When Helen Noble first came to the old yellow brick building at 39th Street and Broadway in search of a job she could not have known that she would be there, a valued and popular member of the staff of the Metropolitan Opera, for over thirty years. First she came to know well the fascinating back-stage realm as a member of the technical department; then as secretary to Edward Ziegler, the Assistant General Manager, she was privy to all the secrets and intrigues of house policy. She helped her beloved boss and Giulio Gatti-Casazza to cope with the temperamental starts and conductors of the Golden Age of Song at the Met.

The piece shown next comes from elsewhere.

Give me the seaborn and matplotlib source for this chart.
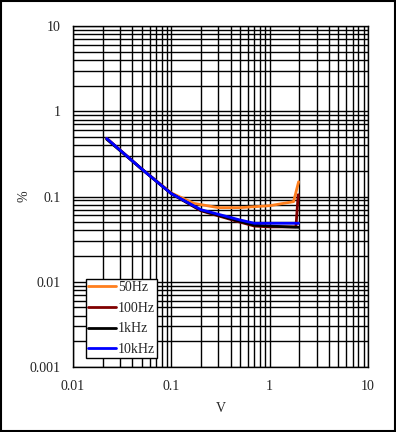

In her book she described with humor and high spirits the personalities and foibles of Chaliapin, Farrar, Bori, Scotti, Jeritza, Ponselle, and other great singers of yesteryear who she knew and observed under the most intimate conditions, and also tells of more recent stars liek Lily Pons, Grace Moore, Rise Stevens, Kirsten Flagstad, Lawrence Tibbett, and Ezio Pinza. She lived through all their triumphs and tribulations, played with them at the famous Opera Balls of the '30s and at the fabulous parties of the Spring Tour.